La gran noticia que todos hemos estado esperando durante tantos años no ha sido ni mucho menos un motivo de celebración, como nos habría gustado y habríamos merecido la inmensa mayoría de los españoles. ETA anunció esta semana el «final de su trayectoria y de su actividad política», cerrando así un horrendo capítulo que jamás debería haber tenido lugar en nuestro país, especialmente viniendo de donde veníamos. Bastante habíamos tenido ya con la guerra incivil, como dice mi padre, y con el franquismo. Lo que le ha faltado decir a la banda terrorista es que su cese no se ha debido a ningún motivo ideológico, ni a un replanteamiento humanista de sus postulados, ni tampoco al arrepentimiento por los crímenes cometidos, sino a que ha sido derrotada.
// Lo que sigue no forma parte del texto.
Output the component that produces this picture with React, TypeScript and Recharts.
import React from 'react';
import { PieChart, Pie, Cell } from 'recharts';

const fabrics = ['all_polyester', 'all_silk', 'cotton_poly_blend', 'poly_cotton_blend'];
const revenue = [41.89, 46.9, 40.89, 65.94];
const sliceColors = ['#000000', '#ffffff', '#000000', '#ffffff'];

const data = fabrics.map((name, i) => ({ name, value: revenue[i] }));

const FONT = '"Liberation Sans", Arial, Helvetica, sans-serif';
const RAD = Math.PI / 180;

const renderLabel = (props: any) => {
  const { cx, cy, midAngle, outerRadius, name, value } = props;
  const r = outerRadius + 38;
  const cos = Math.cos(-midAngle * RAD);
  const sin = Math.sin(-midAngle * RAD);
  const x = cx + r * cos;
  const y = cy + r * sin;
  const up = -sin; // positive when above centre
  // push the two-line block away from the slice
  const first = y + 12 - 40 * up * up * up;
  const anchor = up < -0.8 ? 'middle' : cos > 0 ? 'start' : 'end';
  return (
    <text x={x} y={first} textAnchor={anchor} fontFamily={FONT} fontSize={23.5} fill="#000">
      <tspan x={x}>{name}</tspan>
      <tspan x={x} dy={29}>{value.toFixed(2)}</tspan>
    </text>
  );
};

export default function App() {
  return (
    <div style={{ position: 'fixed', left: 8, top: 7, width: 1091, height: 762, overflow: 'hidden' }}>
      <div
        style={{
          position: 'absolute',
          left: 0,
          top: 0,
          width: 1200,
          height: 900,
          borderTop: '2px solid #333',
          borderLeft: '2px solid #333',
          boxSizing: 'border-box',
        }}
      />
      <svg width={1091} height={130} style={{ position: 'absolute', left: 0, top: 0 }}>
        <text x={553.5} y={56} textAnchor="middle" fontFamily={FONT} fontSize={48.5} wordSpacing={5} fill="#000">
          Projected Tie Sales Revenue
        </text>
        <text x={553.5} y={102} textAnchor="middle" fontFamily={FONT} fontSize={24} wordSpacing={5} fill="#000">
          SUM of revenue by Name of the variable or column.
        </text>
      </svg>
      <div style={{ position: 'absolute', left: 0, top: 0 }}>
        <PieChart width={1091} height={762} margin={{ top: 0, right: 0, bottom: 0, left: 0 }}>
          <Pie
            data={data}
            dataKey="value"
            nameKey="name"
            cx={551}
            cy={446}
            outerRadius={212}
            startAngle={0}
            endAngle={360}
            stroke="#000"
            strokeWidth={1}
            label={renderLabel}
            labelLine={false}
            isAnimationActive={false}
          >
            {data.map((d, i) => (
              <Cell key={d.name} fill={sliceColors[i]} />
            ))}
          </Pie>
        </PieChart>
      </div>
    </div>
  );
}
El problema es que aún cuenta con demasiados simpatizantes, kaleborrokistas e incluso políticos, muchos de ellos pretendiendo tunearnos ahora la siniestra realidad.

No hay ninguna razón que pueda amparar hechos tan atroces como los que cometió la banda terrorista durante sus cincuenta años de vida, porque su misma existencia estaba basada en la sinrazón. Todas las víctimas eran personas con derecho a la vida, siendo éste un derecho inalienable del que ni siquiera el Estado puede disponer, y da igual que fueran un cabo de la Guardia Civil, un funcionario de prisiones o un bebé. Ningún asesinato está justificado, ni había causa justa en el fondo de tanta matanza. Aún recuerdo el miedo tras los ataques terroristas de Hipercor, de la casa-cuartel de Vic, y especialmente de la calle Romero Robledo de Madrid, porque ocurrió casi a la puerta de mi colegio. Y el dolor cuando mataron a Miguel Ángel Blanco, consumando así una atrocidad que no queríamos creer que ocurriría. O el estupor cuando liberaron a Ortega Lara, tras el cruel cautiverio al que lo sometieron. Y la indignación cuando asesinaron a Tomás y Valiente, que no nos dejó ni llorar por el asalto que supuso a nuestra joven democracia en él representada.
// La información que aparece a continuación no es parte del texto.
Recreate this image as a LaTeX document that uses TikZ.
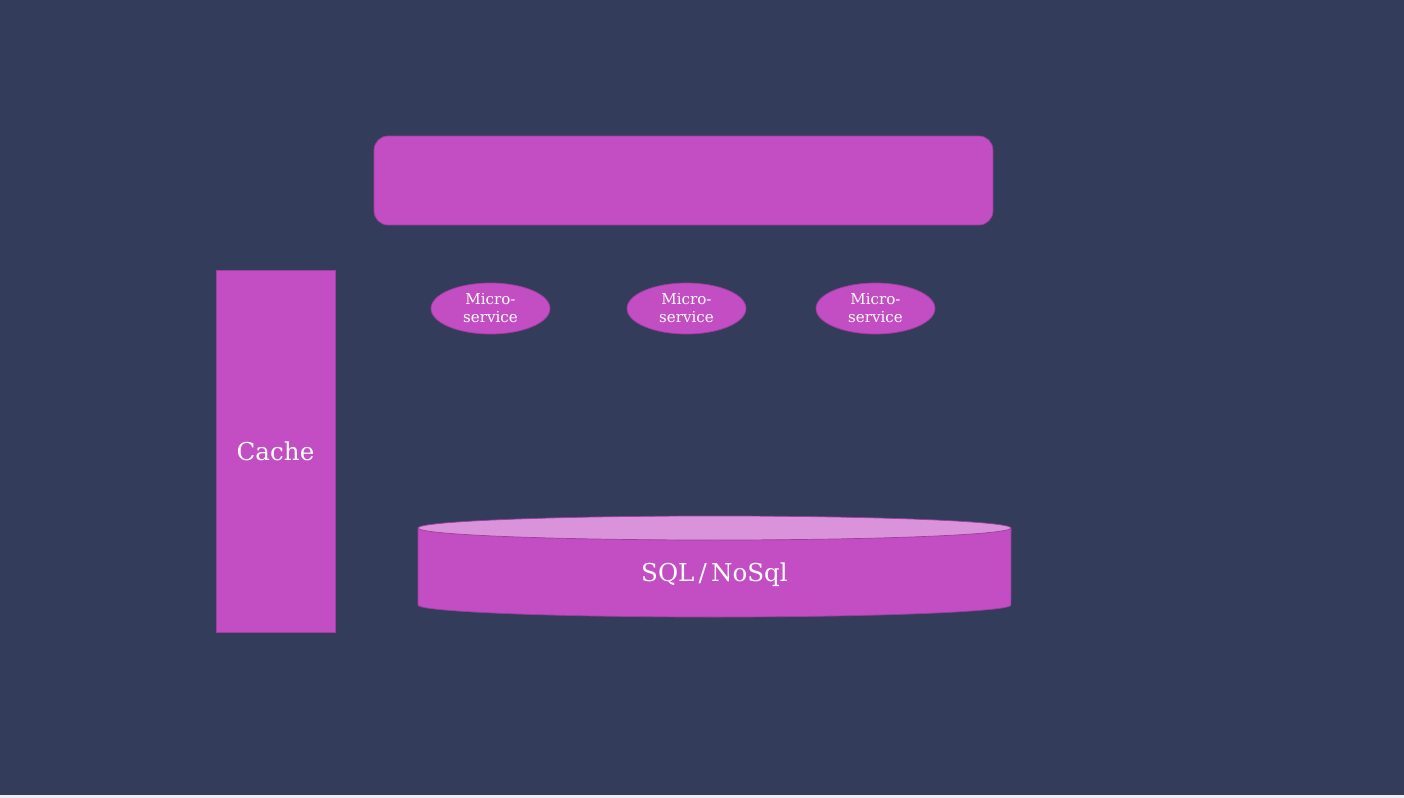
\documentclass[tikz,border=0pt]{standalone}
\usepackage{fontspec}
\setmainfont{DejaVu Serif}
\usepackage{tikz}
\usetikzlibrary{shapes.geometric}

\definecolor{navy}{HTML}{343C5B}
\definecolor{violet}{HTML}{C34DC3}
\definecolor{lilac}{HTML}{DA93DA}
\definecolor{rim}{HTML}{9E3E9E}
\definecolor{strip}{HTML}{EEEEEE}

\tikzset{
	block/.style={draw=rim,fill=violet,line width=0.4pt},
	micro/.style={block,ellipse,minimum width=2.38cm,minimum height=1.02cm,inner sep=0pt,
		text=white,align=center,font=\fontsize{8.6}{10.2}\selectfont},
	label/.style={text=white,font=\fontsize{14}{16}\selectfont}
}

\begin{document}
\begin{tikzpicture}[x=0.02cm,y=-0.02cm]
	\useasboundingbox (0,0) rectangle (1404,798);
	\fill[navy] (0,0) rectangle (1404,795);
	\fill[strip] (0,795) rectangle (1404,798);
	% gateway bar
	\node[block,rounded corners=0.28cm,minimum width=12.38cm,minimum height=1.78cm] (gw) at (683.5,180.5) {};
	% cache
	\node[block,minimum width=2.38cm,minimum height=7.24cm,label] (cache) at (275.5,451) {Cache};
	% services
	\node[micro] (ms1) at (490.5,308.5) {Micro-\\service};
	\node[micro] (ms2) at (686.5,308.5) {Micro-\\service};
	\node[micro] (ms3) at (875.5,308.5) {Micro-\\service};
	% database
	\filldraw[block] (418,528) -- (418,605) arc[start angle=180,end angle=360,x radius=5.93cm,y radius=0.24cm] -- (1011,528) -- cycle;
	\filldraw[draw=rim,fill=lilac] (714.5,528) ellipse [x radius=5.93cm,y radius=0.24cm];
	\node[label] (db) at (714.5,575) {SQL\,/\,NoSql};
\end{tikzpicture}
\end{document}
El daño causado fue horrible y las víctimas se cuentan por miles, no sólo los fallecidos y mutilados, sino sus viudos, sus hijos, sus padres, sus amigos y compañeros de trabajo. Víctimas a las que no se les ha dado el sitio y el arrope que habrían merecido por parte de todos nosotros. No puedo por menos que estar con Rosa Díez, cuando aludía en estos días lo solas que se habían quedado las víctimas. ETA debería haberles pedido perdón en su comunicado, eso es lo que precisamente lo ha hecho tan amargo.